When the jobs were exported and unions were cut down by anti-union legislation, responsibility for job training should have fallen to those companies who realized that reductions in shipping costs, relative price stability, and the marketing benefits of a “made in USA” label had real benefits. There is a demand, at least as reflected by the ads in Monster, but the jobs have been gone too long and yet the ads expect a history of work experience.
Instead, according to Google, “A sewing machine operator makes an average of $8 to $11 per hour, or around $16,600 to $22,800 per year. Operators in a supervisory position are able to make more, but the job itself is typically at or near minimum wage.”
Conservative economists have predicted that stimulus programs, which inject more money into the economy, would lead to inflation, but it hasn’t because the money hasn’t been equitably distributed.
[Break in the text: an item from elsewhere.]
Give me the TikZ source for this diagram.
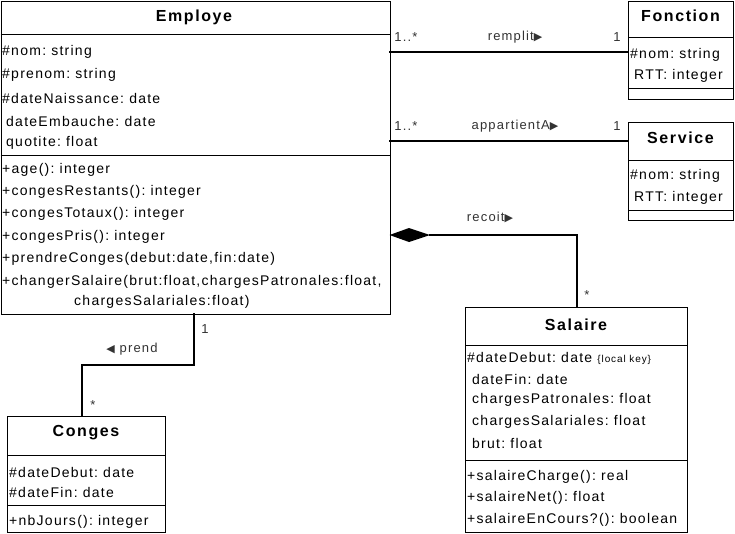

On March 9, 2009 the Dow Jones Industrial Average stood at 6,547. On August 15, 2014 it closed at 16,662. These were impressive gains, for people who were holding equities, but increased wealth doesn’t translate into increased consumption, and certainly not when it applies to the already wealthy.
While the GDP has increased, the benefits have been restricted to people with investments in equities and corporate CEOs whose compensation has increased 127 times faster than workers’ pay, according to the Economic Policy Institute.
Even when there is a clear shortage of personnel, employers have refused to respond with improved salaries. Neil Irwin in the New York Times wrote:
“Sentier Research, a firm led by former census officials, used census data to tabulate an estimate of the median household income — how much is earned by families at the exact middle of the nation’s income distribution. In June 2014, it found in a report issued Wednesday, the median household income was $53,891, down from $55,589 in inflation-adjusted dollars when the economic expansion began in June 2009.”
Maybe the worm is about to turn. A larger number of vacancies might lead to higher pay for qualified applicants, which in turn, would increase demand and start a virtuous cycle – but it has been a long time coming.